Following its scrutiny of flash orders and dark pools of liquidity in late 2009, the US Securities and Exchange Commission began 2010 with a fundamental review of equities market structure, mandating increased risk management around naked access—where broker-dealers provide clients with unsupervised access to exchanges using their infrastructure—which the SEC estimated accounts for 38 percent of daily trading in US equities, and other practices central to low-latency trading, including high-frequency trading and co-location (IMD, Jan. 15).
With this already underway, on May 6, economic uncertainty in European markets, a rogue order and a frenzy of high-frequency trading in response precipitated a “Flash Crash,” which saw unprecedented intra-day price swings in US equity markets, almost wiping out some stocks’ value entirely before restoring them to pre-crash levels within minutes.
In response, the SEC proposed a real-time consolidated audit trail of equities and options trade data designed to detect anomalies or abusive trading activity—though the plan received a mixed response from the industry on its practicality and cost.
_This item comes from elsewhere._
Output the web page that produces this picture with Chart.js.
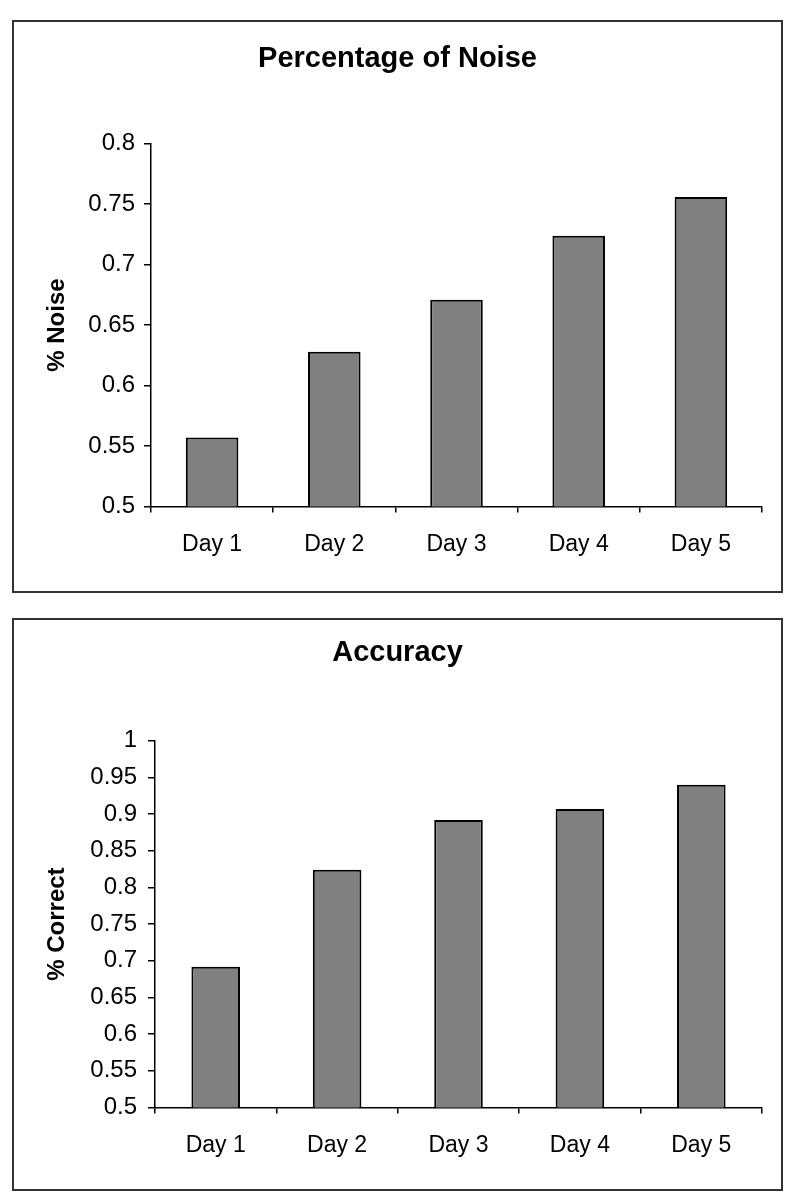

The SEC issued its official review of the Flash Crash on Sept. 30, suggesting a more coordinated approach towards circuit breakers, which temporarily halt trading in a stock if its price level fluctuates too rapidly, and criticizing the use of stub quotes—a gesture to trade designed to fulfil quoting obligations but at bid-and-offer prices that diverge significantly from the current BBO—which the SEC concluded exacerbated price fluctuations “as liquidity completely evaporated in a number of individual securities and ETFs,” causing trades to be executed “at irrational prices as low as one penny or as high as $100,000.” The SEC outlawed the practice of stub quotes shortly after issuing its report (IMD, Nov. 12).
Other industry commentators blamed another practice known as quote stuffing, whereby market practitioners generate vast amounts of quote messages with the intention of overloading market infrastructure, causing latency spikes.
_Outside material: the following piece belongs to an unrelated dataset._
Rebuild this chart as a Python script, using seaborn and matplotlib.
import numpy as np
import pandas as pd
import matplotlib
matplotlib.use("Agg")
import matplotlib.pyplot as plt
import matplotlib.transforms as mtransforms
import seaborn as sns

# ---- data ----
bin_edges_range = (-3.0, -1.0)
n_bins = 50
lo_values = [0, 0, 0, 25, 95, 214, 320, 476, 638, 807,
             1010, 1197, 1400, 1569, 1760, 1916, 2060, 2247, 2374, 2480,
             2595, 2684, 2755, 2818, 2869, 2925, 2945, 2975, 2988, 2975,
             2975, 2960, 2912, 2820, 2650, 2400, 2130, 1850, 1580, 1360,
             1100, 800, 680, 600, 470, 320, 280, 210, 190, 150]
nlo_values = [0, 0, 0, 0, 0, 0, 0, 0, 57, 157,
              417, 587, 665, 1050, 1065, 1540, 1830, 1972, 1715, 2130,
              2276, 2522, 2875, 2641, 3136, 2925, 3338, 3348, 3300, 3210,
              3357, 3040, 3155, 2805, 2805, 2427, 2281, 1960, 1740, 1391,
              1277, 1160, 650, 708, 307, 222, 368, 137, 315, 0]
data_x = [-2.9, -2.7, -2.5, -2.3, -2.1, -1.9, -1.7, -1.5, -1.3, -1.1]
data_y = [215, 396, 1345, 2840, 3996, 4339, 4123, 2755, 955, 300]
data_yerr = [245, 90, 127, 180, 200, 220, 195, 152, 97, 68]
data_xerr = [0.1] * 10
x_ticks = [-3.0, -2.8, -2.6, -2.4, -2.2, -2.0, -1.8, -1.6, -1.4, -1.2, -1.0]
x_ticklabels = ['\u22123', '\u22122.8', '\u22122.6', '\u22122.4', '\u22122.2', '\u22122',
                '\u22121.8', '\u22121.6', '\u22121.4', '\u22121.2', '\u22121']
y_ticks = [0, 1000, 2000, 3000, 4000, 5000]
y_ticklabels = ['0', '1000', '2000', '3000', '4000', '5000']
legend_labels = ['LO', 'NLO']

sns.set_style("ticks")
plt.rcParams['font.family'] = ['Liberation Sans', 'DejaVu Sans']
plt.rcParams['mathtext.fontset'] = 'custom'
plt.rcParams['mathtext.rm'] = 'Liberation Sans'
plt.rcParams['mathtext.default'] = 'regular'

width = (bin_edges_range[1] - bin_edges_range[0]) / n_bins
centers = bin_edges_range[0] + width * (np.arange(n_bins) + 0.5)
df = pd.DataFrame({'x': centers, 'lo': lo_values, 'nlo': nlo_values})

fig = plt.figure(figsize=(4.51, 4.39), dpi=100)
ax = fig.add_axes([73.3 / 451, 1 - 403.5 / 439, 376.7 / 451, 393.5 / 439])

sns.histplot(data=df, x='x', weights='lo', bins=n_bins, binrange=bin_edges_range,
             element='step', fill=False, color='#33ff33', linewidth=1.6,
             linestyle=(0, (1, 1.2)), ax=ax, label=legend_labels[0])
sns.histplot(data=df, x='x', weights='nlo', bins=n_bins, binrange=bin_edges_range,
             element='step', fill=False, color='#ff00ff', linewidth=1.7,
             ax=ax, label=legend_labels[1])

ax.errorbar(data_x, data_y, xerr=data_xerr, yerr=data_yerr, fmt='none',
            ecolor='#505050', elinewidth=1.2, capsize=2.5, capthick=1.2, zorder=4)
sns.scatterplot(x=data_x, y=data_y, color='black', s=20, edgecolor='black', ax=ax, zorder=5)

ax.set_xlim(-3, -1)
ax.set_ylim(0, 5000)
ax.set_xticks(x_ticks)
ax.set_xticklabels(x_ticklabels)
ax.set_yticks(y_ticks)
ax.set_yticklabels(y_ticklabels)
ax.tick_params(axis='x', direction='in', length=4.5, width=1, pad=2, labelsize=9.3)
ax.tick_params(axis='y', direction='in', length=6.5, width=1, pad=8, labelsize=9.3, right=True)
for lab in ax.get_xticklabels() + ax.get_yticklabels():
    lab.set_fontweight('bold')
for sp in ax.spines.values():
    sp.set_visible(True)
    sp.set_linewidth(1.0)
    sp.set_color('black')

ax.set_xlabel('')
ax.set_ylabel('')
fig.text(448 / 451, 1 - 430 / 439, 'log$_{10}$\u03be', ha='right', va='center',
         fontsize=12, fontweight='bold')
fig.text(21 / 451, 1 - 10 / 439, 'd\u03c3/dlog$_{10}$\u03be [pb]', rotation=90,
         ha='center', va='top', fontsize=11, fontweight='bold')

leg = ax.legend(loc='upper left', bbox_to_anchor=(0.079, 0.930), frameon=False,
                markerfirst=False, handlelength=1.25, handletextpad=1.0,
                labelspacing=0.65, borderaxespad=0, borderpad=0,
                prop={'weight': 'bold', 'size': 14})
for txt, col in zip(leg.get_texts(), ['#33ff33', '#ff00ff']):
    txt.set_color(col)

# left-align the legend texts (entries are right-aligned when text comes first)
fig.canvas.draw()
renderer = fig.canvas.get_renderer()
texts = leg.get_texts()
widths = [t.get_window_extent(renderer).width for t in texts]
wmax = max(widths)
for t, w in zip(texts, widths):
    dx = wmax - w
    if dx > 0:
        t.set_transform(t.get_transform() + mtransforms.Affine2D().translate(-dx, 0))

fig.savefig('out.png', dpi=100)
Although the SEC found no evidence of this on May 6, the practice appears to have concerned European regulators, as the European Commission’s MiFID 2 consultation paper includes recommendations to curtail any undue quoting practices, by requiring market operators “to ensure that orders would rest on an order book for a minimum period before being cancelled” or that “the ratio of orders to transactions executed by any given participant would not exceed a specified level.”
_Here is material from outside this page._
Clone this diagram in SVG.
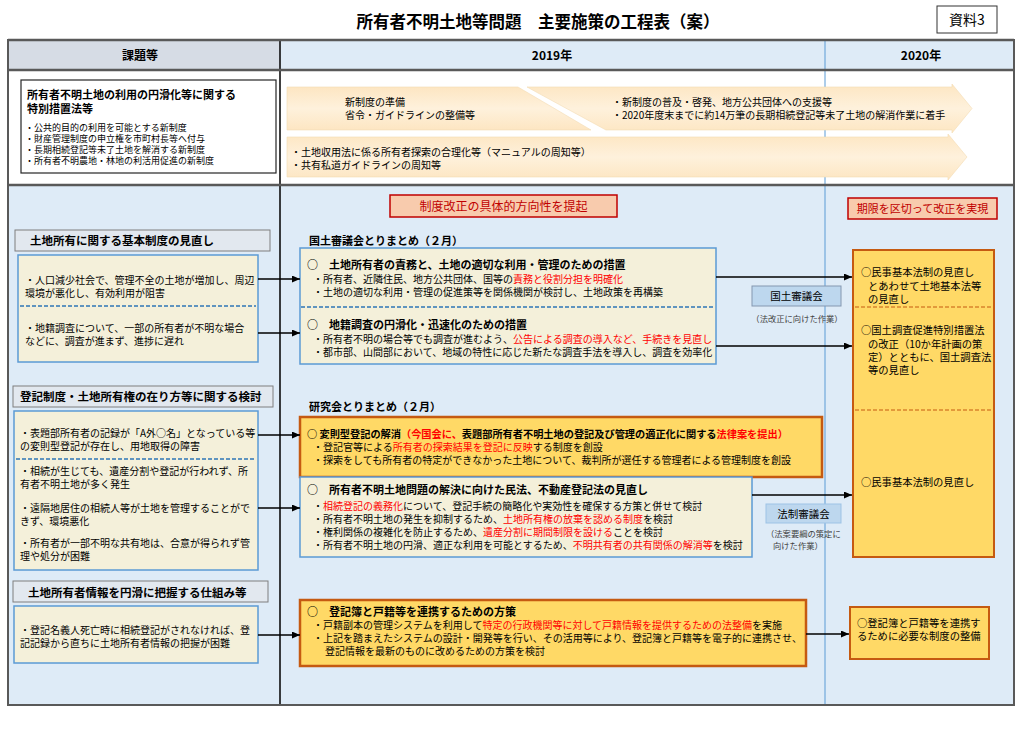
<svg xmlns="http://www.w3.org/2000/svg" width="1024" height="731" viewBox="0 0 1024 731">
<defs>
<style>
text{font-family:'Noto Sans CJK JP','Noto Sans CJK SC',sans-serif;fill:#000}
.b{font-weight:bold}
.r{fill:#ff0000}
.f10{font-size:10px}
.f9{font-size:9px}
.h11{font-size:11px;font-weight:bold}
.hl{font-size:11.5px;font-weight:bold}
.rt{font-size:10.3px}
.cream{fill:#f4f0da;stroke:#5b9bd5;stroke-width:1.5}
.org{fill:#ffd966;stroke:#c55a11;stroke-width:2.5}
.orgR{fill:#ffd966;stroke:#c55a11;stroke-width:2}
.hbox{fill:#e2e8ef;stroke:#7f7f7f;stroke-width:1}
.red{fill:#f8cbad;stroke:#c00000;stroke-width:1.5}
.dashB{stroke:#2e75b6;stroke-width:1.5;stroke-dasharray:4 2;fill:none}
.dashO{stroke:#c55a11;stroke-width:1;stroke-dasharray:4 2;fill:none}
.arr{fill:url(#peach);stroke:#f3dcb4;stroke-width:0.6}
.con{stroke:#000;stroke-width:1.5;fill:none}
.grid{stroke:#595959;fill:none}
</style>
<linearGradient id="peach" x1="0" y1="0" x2="0" y2="1">
<stop offset="0" stop-color="#fde6c2"/>
<stop offset="0.5" stop-color="#fef1dc"/>
<stop offset="1" stop-color="#fde6c2"/>
</linearGradient>
<marker id="ah" markerWidth="8" markerHeight="7" refX="8" refY="3.5" orient="auto" markerUnits="userSpaceOnUse"><path d="M0,0 L8,3.5 L0,7 z" fill="#000"/></marker>
</defs>
<rect width="1024" height="731" fill="#ffffff"/>

<g id="title">
<text x="538" y="28" class="b" font-size="16.5" text-anchor="middle">所有者不明土地等問題　主要施策の工程表（案）</text>
<rect x="937" y="6" width="60" height="27" fill="#fff" stroke="#333" stroke-width="1"/>
<text x="967" y="25" font-size="14" text-anchor="middle">資料3</text>
</g>

<g id="table">
<rect x="8" y="40" width="272" height="30" fill="#d6dce5"/>
<rect x="280" y="40" width="734" height="30" fill="#deebf7"/>
<rect x="8" y="70" width="1006" height="115" fill="#ffffff"/>
<rect x="8" y="185" width="1006" height="520" fill="#deebf7"/>
<line x1="825" y1="40" x2="825" y2="705" stroke="#5b9bd5" stroke-width="1"/>
<line x1="280" y1="40" x2="280" y2="705" stroke="#000" stroke-width="1.5"/>
<line x1="8" y1="40" x2="1014" y2="40" class="grid" stroke-width="2.5"/>
<line x1="8" y1="70" x2="1014" y2="70" class="grid" stroke-width="2.5"/>
<line x1="8" y1="185" x2="1014" y2="185" class="grid" stroke-width="2.5"/>
<rect x="8" y="40" width="1006" height="665" class="grid" stroke-width="2"/>
<text x="140" y="60" class="b" font-size="12" text-anchor="middle">課題等</text>
<text x="552" y="60" class="b" font-size="12" text-anchor="middle">2019年</text>
<text x="921" y="60" class="b" font-size="12" text-anchor="middle">2020年</text>
</g>

<g id="law-box">
<rect x="21" y="80" width="255" height="93" fill="#fff" stroke="#262626" stroke-width="1.2"/>
<text x="27" y="99" class="b" font-size="11">所有者不明土地の利用の円滑化等に関する</text>
<text x="27" y="113" class="b" font-size="11">特別措置法等</text>
<text x="25" y="131" class="f9">・公共的目的の利用を可能とする新制度</text>
<text x="25" y="142" class="f9">・財産管理制度の申立権を市町村長等へ付与</text>
<text x="25" y="153" class="f9">・長期相続登記等未了土地を解消する新制度</text>
<text x="25" y="164" class="f9">・所有者不明農地・林地の利活用促進の新制度</text>
</g>

<g id="arrow-new-system">
<polygon class="arr" points="287,87 518,87 591,130 287,130"/>
<polygon class="arr" points="527,87 952,87 952,84 972,108.5 952,133 952,130 606,130"/>
<text x="345" y="106" class="f10">新制度の準備</text>
<text x="345" y="119" class="f10">省令・ガイドラインの整備等</text>
<text x="612" y="106" class="f10">・新制度の普及・啓発、地方公共団体への支援等</text>
<text x="612" y="119" class="f10">・2020年度末までに約14万筆の長期相続登記等未了土地の解消作業に着手</text>
</g>

<g id="arrow-manual">
<polygon class="arr" points="287,137 948,137 948,134 967,157 948,180 948,177 287,177"/>
<text x="291" y="156" class="f10">・土地収用法に係る所有者探索の合理化等（マニュアルの周知等）</text>
<text x="291" y="169" class="f10">・共有私道ガイドラインの周知等</text>
</g>

<g id="label-2019">
<rect x="390" y="195" width="227" height="22" class="red"/>
<text x="503.5" y="210.5" font-size="12" text-anchor="middle" style="fill:#c00000">制度改正の具体的方向性を提起</text>
</g>
<g id="label-2020">
<rect x="848" y="198" width="149" height="21" class="red"/>
<text x="922.5" y="213" font-size="11" text-anchor="middle" style="fill:#c00000">期限を区切って改正を実現</text>
</g>

<g id="issue-1">
<rect x="15" y="230" width="255" height="21" class="hbox"/>
<text x="30" y="245" class="hl">土地所有に関する基本制度の見直し</text>
<rect x="18" y="255" width="240" height="107" class="cream"/>
<text x="25" y="284" class="f10">・人口減少社会で、管理不全の土地が増加し、周辺</text>
<text x="25" y="297" class="f10">環境が悪化し、有効利用が阻害</text>
<line x1="20" y1="306" x2="256" y2="306" class="dashB"/>
<text x="25" y="332" class="f10">・地籍調査について、一部の所有者が不明な場合</text>
<text x="25" y="345" class="f10">などに、調査が進まず、進捗に遅れ</text>
</g>

<g id="issue-2">
<rect x="13" y="386" width="260" height="21" class="hbox"/>
<text x="20" y="401" class="hl">登記制度・土地所有権の在り方等に関する検討</text>
<rect x="14" y="411" width="244" height="159" class="cream"/>
<text x="20" y="437" class="f10">・表題部所有者の記録が「A外○名」となっている等</text>
<text x="20" y="450" class="f10">の変則型登記が存在し、用地取得の障害</text>
<line x1="16" y1="459" x2="256" y2="459" class="dashB"/>
<text x="20" y="475" class="f10">・相続が生じても、遺産分割や登記が行われず、所</text>
<text x="20" y="488" class="f10">有者不明土地が多く発生</text>
<text x="20" y="512" class="f10">・遠隔地居住の相続人等が土地を管理することがで</text>
<text x="20" y="525" class="f10">きず、環境悪化</text>
<text x="20" y="547" class="f10">・所有者が一部不明な共有地は、合意が得られず管</text>
<text x="20" y="560" class="f10">理や処分が困難</text>
</g>

<g id="issue-3">
<rect x="13" y="581" width="255" height="21" class="hbox"/>
<text x="28" y="596.5" class="hl">土地所有者情報を円滑に把握する仕組み等</text>
<rect x="14" y="606" width="244" height="57" class="cream"/>
<text x="20" y="634" class="f10">・登記名義人死亡時に相続登記がされなければ、登</text>
<text x="20" y="647" class="f10">記記録から直ちに土地所有者情報の把握が困難</text>
</g>

<g id="kokudo-summary">
<text x="309" y="245" class="h11">国土審議会とりまとめ（２月）</text>
<rect x="300" y="248" width="416" height="116" class="cream"/>
<text x="307" y="269" class="h11">○　土地所有者の責務と、土地の適切な利用・管理のための措置</text>
<text x="313" y="283" class="f10">・所有者、近隣住民、地方公共団体、国等の<tspan class="r">責務と役割分担を明確化</tspan></text>
<text x="313" y="296" class="f10">・土地の適切な利用・管理の促進策等を関係機関が検討し、土地政策を再構築</text>
<line x1="301" y1="307" x2="715" y2="307" class="dashB"/>
<text x="307" y="329" class="h11">○　地籍調査の円滑化・迅速化のための措置</text>
<text x="313" y="343" class="f10">・所有者不明の場合等でも調査が進むよう、<tspan class="r">公告による調査の導入など、手続きを見直し</tspan></text>
<text x="313" y="356" class="f10">・都市部、山間部において、地域の特性に応じた新たな調査手法を導入し、調査を効率化</text>
</g>

<g id="kokudo-council">
<rect x="752" y="286" width="89" height="20" fill="#bdd7ee" stroke="#8497b0" stroke-width="1"/>
<text x="796.5" y="300" font-size="10.5" text-anchor="middle">国土審議会</text>
<text x="797" y="322" font-size="8.3" text-anchor="middle" style="fill:#404040">（法改正に向けた作業）</text>
</g>

<g id="kenkyukai-summary">
<text x="309" y="411" class="h11">研究会とりまとめ（２月）</text>
<rect x="300" y="417" width="522" height="60" class="org"/>
<text x="307" y="438" class="b" font-size="10.2">○ 変則型登記の解消<tspan class="r">（今国会に、</tspan>表題部所有者不明土地の登記及び管理の適正化に関する<tspan class="r">法律案を提出）</tspan></text>
<text x="313" y="451" class="f10">・登記官等による<tspan class="r">所有者の探索結果を登記に反映</tspan>する制度を創設</text>
<text x="313" y="464" class="f10">・探索をしても所有者の特定ができなかった土地について、裁判所が選任する管理者による管理制度を創設</text>
</g>

<g id="civil-law-review">
<rect x="300" y="477" width="452" height="80" class="cream"/>
<text x="307" y="494" class="h11">○　所有者不明土地問題の解決に向けた民法、不動産登記法の見直し</text>
<text x="313" y="510" class="f10">・<tspan class="r">相続登記の義務化</tspan>について、登記手続の簡略化や実効性を確保する方策と併せて検討</text>
<text x="313" y="523" class="f10">・所有者不明土地の発生を抑制するため、<tspan class="r">土地所有権の放棄を認める制度</tspan>を検討</text>
<text x="313" y="536" class="f10">・権利関係の複雑化を防止するため、<tspan class="r">遺産分割に期間制限を設ける</tspan>ことを検討</text>
<text x="313" y="549" class="f10">・所有者不明土地の円滑、適正な利用を可能とするため、<tspan class="r">不明共有者の共有関係の解消等</tspan>を検討</text>
</g>

<g id="hosei-council">
<rect x="766" y="504" width="75" height="19" fill="#bdd7ee" stroke="#9dc3e6" stroke-width="1"/>
<text x="803.5" y="517.5" font-size="10.5" text-anchor="middle">法制審議会</text>
<text x="766" y="537" font-size="8.3" style="fill:#404040">（法案要綱の策定に</text>
<text x="773" y="549" font-size="8.3" style="fill:#404040">向けた作業）</text>
</g>

<g id="koseki-link">
<rect x="300" y="600" width="506" height="66" class="org"/>
<text x="307" y="616" class="h11">○　登記簿と戸籍等を連携するための方策</text>
<text x="313" y="629" class="f10">・戸籍副本の管理システムを利用して<tspan class="r">特定の行政機関等に対して戸籍情報を提供するための法整備</tspan>を実施</text>
<text x="313" y="642" class="f10">・上記を踏まえたシステムの設計・開発等を行い、その活用等により、登記簿と戸籍等を電子的に連携させ、</text>
<text x="325" y="655" class="f10">登記情報を最新のものに改めるための方策を検討</text>
</g>

<g id="result-2020">
<rect x="853" y="250" width="141" height="307" class="orgR"/>
<text x="861" y="276" class="rt">○民事基本法制の見直し</text>
<text x="868" y="290" class="rt">とあわせて土地基本法等</text>
<text x="868" y="303" class="rt">の見直し</text>
<line x1="855" y1="307" x2="991" y2="307" class="dashO"/>
<text x="861" y="334" class="rt">○国土調査促進特別措置法</text>
<text x="868" y="348" class="rt">の改正（10か年計画の策</text>
<text x="868" y="361" class="rt">定）とともに、国土調査法</text>
<text x="868" y="374" class="rt">等の見直し</text>
<line x1="855" y1="410" x2="991" y2="410" class="dashO"/>
<text x="861" y="486" class="rt">○民事基本法制の見直し</text>
</g>

<g id="result-koseki">
<rect x="850" y="607" width="139" height="52" class="orgR"/>
<text x="857" y="627" class="rt">○登記簿と戸籍等を連携す</text>
<text x="857" y="640" class="rt">るために必要な制度の整備</text>
</g>

<g id="connectors">
<line x1="258" y1="279" x2="300" y2="279" class="con" marker-end="url(#ah)"/>
<line x1="258" y1="333" x2="300" y2="333" class="con" marker-end="url(#ah)"/>
<line x1="716" y1="277" x2="852" y2="277" class="con" marker-end="url(#ah)"/>
<line x1="716" y1="346" x2="852" y2="346" class="con" marker-end="url(#ah)"/>
<line x1="258" y1="435" x2="300" y2="435" class="con" marker-end="url(#ah)"/>
<line x1="258" y1="508" x2="300" y2="508" class="con" marker-end="url(#ah)"/>
<line x1="752" y1="495" x2="852" y2="495" class="con" marker-end="url(#ah)"/>
<line x1="258" y1="635" x2="300" y2="635" class="con" marker-end="url(#ah)"/>
<line x1="806" y1="634" x2="849" y2="634" class="con" marker-end="url(#ah)"/>
</g>
</svg>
The consultation paper also includes a swathe of other recommendations to improve transparency in European capital markets. For example, the EC has proposed a consolidated tape—or tapes—of post-trade equities data (see story, below), shortening delay periods for reporting OTC equity trades, extending equity market transparency requirements to include “equity-like” instruments, implementing new pre- and post-trade transparency obligations for bonds, structured products and OTC derivatives markets, requiring broker crossing networks to publish their venue ID in post-trade reports, and requiring commodities trading venues to publish aggregated positions by trader type to monitor speculative trading activity in commodities markets (IMD, Dec. 13).